Task prompt -> Gather all lines with the word "this" in them.

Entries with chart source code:
* * *

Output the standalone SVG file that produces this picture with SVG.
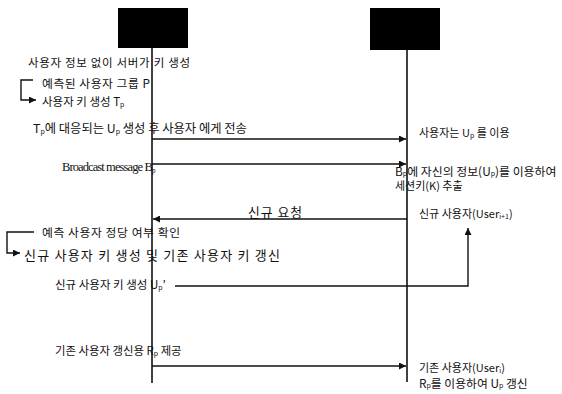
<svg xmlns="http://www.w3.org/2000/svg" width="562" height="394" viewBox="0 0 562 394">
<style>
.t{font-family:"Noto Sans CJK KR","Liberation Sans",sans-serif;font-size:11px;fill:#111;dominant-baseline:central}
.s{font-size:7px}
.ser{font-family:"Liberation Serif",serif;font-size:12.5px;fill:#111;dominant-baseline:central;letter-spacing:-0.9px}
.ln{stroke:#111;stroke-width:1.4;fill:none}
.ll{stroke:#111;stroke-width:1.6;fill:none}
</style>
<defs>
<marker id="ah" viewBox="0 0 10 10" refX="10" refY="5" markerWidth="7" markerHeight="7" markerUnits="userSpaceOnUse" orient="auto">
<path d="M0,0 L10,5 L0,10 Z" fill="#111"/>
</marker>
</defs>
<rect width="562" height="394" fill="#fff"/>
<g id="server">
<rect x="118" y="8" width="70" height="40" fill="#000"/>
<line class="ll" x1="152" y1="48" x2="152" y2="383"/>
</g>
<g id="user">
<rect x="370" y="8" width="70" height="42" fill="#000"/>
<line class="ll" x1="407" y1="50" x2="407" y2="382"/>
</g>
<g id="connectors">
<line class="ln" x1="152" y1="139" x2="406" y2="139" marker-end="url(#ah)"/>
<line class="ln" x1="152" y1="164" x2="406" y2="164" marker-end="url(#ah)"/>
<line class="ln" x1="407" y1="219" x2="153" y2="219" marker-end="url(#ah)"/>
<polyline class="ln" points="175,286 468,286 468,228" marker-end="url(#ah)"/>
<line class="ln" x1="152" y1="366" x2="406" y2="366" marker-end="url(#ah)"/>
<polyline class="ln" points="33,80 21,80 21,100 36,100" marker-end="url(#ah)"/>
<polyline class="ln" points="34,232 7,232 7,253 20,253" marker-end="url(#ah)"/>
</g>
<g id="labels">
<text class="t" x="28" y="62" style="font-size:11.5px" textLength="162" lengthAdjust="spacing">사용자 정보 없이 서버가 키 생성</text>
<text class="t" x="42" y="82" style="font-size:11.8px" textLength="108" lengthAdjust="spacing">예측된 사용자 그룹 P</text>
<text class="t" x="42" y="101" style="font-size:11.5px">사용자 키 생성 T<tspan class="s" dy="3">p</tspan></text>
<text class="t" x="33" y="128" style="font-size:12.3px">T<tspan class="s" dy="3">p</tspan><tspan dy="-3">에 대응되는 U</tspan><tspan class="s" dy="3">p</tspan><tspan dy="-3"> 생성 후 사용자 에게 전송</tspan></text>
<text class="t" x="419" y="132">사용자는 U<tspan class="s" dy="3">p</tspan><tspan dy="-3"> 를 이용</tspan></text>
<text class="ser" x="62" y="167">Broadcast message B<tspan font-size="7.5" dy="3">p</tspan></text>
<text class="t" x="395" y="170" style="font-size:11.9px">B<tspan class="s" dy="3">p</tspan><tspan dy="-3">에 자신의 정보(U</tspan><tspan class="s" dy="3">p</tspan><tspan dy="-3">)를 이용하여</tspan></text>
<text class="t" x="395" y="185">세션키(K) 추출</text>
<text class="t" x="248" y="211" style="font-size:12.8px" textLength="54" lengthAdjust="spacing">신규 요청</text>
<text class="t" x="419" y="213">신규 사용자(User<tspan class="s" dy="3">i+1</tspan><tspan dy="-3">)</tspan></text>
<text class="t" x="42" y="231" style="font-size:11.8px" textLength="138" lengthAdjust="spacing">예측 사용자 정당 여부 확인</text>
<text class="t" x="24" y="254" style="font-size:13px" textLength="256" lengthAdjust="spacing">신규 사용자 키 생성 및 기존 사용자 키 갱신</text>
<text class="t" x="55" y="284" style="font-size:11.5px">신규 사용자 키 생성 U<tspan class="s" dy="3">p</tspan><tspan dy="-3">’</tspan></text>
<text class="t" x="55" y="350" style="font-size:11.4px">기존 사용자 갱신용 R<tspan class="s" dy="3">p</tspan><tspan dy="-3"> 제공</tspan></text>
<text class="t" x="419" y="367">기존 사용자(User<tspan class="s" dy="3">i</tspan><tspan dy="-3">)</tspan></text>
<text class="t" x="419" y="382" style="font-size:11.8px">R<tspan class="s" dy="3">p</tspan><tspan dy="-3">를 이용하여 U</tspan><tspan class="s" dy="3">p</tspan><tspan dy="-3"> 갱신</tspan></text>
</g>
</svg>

* * *

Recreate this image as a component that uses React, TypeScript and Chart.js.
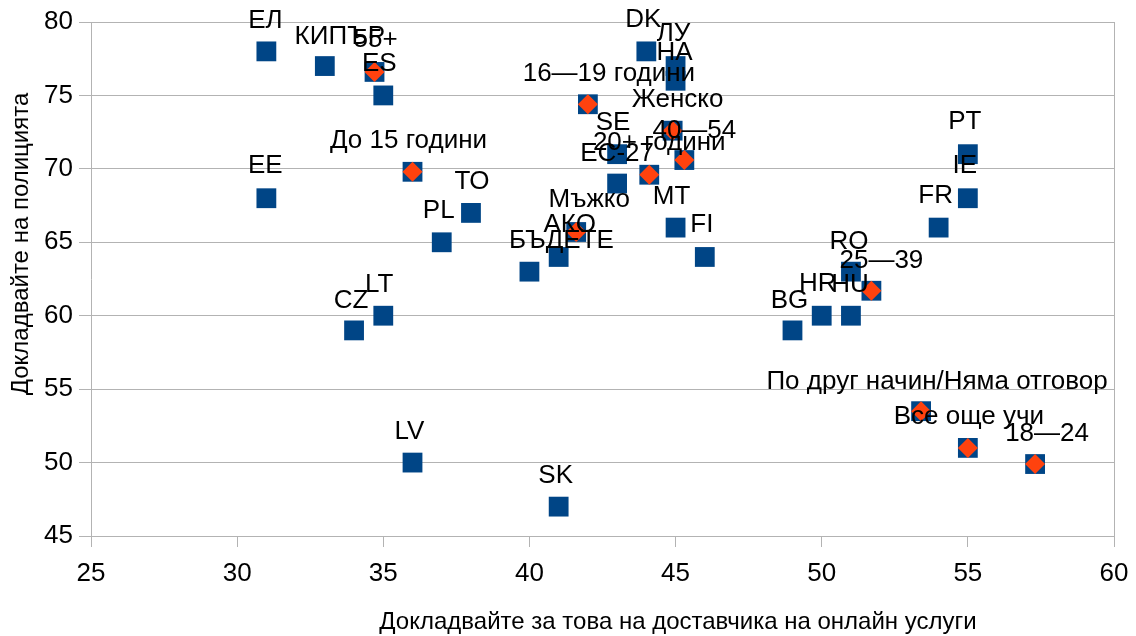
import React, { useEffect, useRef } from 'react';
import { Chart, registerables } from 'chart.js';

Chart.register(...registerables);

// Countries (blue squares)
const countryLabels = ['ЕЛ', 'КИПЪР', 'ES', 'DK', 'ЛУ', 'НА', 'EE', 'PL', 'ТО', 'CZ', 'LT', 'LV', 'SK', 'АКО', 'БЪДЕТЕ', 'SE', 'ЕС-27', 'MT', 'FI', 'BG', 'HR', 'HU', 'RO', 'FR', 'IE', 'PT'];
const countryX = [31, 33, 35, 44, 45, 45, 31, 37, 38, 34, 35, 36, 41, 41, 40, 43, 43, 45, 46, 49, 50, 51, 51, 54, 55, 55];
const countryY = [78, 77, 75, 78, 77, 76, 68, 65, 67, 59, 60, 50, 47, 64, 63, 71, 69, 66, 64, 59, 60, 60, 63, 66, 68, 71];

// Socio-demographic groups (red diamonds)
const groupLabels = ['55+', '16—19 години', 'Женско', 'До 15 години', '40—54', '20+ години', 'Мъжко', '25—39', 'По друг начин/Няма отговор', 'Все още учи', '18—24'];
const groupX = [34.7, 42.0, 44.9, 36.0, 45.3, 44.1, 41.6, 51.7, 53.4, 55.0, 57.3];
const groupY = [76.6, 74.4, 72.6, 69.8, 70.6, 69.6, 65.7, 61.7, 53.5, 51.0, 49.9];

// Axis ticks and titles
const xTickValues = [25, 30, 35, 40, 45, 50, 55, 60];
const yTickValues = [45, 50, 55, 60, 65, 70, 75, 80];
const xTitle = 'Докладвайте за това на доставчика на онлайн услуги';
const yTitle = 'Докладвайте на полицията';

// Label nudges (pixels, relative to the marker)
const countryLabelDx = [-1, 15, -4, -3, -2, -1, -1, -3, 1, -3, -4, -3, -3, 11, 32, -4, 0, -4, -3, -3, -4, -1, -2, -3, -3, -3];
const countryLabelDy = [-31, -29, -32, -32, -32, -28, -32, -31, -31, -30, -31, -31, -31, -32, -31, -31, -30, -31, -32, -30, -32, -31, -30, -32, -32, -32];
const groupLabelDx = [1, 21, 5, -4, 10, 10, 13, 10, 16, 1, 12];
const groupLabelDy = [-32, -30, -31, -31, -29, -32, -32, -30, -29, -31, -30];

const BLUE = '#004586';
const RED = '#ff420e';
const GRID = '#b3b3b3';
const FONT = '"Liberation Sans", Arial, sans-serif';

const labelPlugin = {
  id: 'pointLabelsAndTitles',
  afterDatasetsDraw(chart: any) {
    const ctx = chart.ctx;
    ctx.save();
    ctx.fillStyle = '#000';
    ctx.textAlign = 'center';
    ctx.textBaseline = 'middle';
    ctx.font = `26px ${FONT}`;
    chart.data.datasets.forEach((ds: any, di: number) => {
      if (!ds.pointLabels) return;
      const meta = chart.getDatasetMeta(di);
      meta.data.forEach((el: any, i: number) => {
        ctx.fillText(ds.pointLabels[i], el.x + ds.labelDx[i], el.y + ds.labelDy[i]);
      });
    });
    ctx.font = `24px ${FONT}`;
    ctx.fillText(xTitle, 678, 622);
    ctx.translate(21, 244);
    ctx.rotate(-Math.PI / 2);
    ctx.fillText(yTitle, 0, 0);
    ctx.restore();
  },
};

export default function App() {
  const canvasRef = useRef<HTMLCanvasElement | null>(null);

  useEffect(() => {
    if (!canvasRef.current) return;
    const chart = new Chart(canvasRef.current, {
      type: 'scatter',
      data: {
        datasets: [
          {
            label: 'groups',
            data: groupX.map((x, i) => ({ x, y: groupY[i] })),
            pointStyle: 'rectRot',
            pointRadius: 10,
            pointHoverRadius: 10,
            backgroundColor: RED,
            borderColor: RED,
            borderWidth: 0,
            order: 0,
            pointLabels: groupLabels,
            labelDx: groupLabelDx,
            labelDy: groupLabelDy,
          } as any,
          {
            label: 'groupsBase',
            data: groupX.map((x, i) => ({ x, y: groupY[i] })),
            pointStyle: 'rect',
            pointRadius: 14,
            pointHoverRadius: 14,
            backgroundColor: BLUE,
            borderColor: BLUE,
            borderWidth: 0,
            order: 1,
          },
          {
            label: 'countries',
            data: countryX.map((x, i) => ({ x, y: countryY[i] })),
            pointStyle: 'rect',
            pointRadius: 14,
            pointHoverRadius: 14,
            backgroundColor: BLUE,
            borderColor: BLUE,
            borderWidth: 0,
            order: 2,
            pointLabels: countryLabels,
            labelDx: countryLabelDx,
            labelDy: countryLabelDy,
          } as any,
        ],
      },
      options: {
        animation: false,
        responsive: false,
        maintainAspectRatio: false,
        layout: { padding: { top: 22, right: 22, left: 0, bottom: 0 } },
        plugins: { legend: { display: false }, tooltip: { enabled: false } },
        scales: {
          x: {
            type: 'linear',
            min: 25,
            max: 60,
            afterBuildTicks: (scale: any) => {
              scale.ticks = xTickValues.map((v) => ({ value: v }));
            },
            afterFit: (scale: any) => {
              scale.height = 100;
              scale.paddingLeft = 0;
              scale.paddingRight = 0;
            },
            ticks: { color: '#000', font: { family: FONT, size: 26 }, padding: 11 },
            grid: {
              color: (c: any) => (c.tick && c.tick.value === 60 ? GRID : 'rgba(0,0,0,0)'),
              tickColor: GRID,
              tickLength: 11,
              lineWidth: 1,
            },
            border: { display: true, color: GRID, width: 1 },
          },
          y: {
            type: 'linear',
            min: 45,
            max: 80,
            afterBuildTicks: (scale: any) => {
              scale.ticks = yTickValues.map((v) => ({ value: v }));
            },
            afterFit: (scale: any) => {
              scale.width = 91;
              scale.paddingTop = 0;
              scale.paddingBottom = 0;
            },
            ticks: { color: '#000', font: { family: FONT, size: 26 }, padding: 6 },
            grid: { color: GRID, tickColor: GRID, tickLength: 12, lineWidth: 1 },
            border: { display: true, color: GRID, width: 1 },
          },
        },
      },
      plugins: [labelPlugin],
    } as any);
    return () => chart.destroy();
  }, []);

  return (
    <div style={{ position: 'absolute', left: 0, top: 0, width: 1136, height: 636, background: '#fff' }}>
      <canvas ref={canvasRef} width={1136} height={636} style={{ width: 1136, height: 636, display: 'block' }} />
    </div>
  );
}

* * *

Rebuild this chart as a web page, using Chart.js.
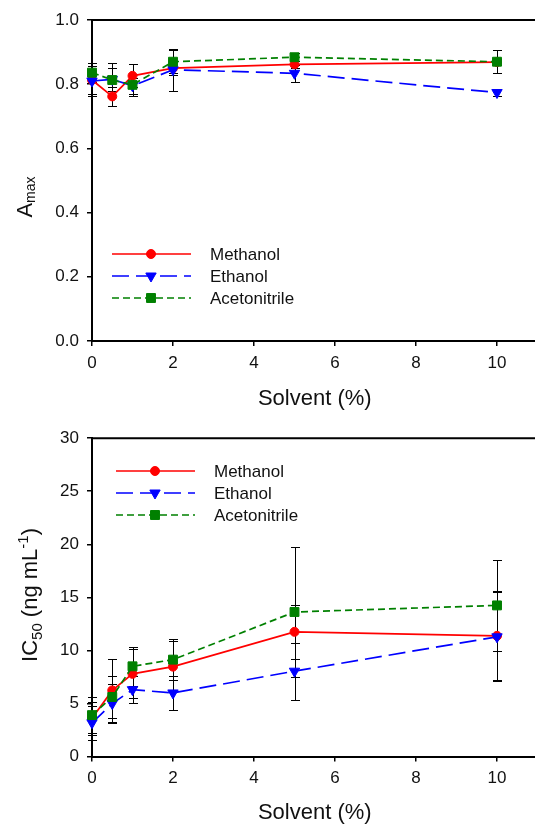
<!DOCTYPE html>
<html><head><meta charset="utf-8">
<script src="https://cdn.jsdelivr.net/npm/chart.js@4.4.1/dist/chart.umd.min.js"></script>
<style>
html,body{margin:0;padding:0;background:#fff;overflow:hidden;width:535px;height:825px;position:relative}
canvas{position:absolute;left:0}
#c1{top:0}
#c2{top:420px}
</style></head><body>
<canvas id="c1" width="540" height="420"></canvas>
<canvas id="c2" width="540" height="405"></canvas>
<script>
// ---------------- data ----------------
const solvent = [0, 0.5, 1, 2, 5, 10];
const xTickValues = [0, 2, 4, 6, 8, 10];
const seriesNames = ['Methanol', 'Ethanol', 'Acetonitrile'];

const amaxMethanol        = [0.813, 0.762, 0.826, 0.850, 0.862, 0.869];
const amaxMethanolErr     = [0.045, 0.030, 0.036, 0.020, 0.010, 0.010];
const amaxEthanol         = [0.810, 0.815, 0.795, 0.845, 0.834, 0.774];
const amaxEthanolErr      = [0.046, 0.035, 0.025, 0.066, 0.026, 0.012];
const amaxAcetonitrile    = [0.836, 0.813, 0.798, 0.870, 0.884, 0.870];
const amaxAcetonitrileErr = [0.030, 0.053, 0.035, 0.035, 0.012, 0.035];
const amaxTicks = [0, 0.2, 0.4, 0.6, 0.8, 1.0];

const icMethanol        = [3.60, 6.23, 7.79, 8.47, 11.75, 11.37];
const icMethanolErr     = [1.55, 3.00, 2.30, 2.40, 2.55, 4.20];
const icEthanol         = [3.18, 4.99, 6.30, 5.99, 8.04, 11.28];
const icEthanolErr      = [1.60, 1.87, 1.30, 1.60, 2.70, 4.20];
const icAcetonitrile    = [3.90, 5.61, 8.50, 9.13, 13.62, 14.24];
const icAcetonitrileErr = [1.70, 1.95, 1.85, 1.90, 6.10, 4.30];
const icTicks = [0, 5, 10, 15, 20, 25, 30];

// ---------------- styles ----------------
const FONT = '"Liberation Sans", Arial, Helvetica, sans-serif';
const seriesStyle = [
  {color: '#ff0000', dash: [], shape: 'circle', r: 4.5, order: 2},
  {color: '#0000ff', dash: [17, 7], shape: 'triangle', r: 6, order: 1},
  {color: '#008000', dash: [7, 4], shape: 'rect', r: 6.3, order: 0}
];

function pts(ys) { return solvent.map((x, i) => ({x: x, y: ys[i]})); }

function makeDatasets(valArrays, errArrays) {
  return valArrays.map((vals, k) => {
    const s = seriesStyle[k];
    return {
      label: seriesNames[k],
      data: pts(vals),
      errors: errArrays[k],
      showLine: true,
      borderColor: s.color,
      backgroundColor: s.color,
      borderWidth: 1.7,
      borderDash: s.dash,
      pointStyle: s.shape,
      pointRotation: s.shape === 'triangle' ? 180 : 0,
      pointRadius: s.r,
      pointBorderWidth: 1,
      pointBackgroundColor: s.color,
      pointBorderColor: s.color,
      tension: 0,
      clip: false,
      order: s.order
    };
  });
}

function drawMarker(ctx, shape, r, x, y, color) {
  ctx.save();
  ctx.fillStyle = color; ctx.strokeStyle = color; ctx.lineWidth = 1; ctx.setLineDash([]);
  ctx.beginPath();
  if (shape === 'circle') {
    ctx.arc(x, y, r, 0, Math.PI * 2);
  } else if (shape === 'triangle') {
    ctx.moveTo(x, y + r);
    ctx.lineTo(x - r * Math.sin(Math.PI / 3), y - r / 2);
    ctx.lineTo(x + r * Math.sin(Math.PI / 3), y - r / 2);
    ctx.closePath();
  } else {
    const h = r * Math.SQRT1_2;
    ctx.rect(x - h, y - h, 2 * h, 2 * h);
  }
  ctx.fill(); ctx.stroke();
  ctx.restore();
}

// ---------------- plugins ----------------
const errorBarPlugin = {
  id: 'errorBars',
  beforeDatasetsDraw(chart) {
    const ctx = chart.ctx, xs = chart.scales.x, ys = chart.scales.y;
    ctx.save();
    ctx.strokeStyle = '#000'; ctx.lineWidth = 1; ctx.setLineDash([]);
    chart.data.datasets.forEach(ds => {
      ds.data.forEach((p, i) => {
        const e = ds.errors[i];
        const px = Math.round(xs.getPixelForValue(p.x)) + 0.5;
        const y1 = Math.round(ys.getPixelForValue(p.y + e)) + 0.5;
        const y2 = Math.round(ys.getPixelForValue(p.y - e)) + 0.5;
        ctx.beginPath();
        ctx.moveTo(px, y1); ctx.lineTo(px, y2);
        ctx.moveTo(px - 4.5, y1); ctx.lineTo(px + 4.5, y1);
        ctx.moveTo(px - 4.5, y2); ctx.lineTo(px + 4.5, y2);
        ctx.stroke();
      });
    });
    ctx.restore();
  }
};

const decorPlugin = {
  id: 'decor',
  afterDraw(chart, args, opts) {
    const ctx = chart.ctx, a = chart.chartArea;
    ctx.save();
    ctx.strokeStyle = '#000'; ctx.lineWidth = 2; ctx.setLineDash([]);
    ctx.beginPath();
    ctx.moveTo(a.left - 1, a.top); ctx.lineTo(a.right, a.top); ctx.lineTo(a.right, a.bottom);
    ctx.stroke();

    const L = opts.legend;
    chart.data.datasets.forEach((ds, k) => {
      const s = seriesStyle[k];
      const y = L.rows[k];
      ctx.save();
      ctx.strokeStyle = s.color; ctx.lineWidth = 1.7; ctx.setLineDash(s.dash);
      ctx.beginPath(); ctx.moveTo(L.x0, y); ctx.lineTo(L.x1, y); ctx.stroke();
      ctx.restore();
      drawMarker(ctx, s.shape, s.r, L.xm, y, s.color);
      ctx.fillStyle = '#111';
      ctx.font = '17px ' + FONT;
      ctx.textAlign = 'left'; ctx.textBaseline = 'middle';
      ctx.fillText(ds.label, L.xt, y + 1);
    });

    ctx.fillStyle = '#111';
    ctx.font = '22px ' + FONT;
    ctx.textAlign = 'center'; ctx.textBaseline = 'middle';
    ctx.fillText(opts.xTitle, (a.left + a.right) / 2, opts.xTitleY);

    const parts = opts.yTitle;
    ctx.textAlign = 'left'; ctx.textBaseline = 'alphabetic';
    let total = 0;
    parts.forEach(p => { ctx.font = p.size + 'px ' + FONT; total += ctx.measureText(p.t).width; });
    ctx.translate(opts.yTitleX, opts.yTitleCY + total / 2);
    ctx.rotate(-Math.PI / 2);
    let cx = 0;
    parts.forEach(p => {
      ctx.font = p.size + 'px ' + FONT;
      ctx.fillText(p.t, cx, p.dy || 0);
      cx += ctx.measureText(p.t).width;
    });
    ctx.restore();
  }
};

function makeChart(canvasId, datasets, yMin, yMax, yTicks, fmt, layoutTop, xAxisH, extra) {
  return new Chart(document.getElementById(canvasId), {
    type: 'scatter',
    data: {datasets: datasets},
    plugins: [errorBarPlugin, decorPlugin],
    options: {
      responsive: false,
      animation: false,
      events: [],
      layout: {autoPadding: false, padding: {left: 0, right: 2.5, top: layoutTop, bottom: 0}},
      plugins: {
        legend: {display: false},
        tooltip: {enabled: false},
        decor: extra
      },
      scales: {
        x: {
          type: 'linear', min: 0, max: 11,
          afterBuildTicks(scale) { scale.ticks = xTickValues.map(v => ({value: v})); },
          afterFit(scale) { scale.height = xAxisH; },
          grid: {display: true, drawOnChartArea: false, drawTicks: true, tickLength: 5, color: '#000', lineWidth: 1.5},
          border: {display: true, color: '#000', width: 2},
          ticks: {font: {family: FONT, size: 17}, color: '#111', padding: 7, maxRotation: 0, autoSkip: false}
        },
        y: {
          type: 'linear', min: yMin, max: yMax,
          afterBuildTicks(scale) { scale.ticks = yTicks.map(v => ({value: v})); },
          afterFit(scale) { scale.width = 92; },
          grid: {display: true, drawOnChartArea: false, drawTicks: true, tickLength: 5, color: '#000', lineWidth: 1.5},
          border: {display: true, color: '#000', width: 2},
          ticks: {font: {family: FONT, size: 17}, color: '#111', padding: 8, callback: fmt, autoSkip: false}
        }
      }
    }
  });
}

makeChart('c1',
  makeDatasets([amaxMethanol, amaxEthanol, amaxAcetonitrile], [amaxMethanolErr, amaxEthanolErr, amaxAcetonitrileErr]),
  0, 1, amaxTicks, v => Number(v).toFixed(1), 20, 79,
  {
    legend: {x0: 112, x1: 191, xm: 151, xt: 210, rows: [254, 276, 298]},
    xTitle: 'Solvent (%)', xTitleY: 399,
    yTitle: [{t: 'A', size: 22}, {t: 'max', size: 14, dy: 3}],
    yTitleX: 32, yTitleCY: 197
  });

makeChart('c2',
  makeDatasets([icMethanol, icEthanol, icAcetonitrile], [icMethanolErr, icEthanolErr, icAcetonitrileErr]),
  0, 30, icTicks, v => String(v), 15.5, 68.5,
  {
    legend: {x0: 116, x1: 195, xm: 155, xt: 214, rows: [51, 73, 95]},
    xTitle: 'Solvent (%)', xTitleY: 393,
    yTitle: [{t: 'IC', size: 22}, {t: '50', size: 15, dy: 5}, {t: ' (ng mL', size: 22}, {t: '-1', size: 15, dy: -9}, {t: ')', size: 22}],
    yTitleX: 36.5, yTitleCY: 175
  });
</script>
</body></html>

* * *

Correct response ->
Output the standalone SVG file that produces this picture with SVG.
Recreate this image as a component that uses React, TypeScript and Chart.js.
Rebuild this chart as a web page, using Chart.js.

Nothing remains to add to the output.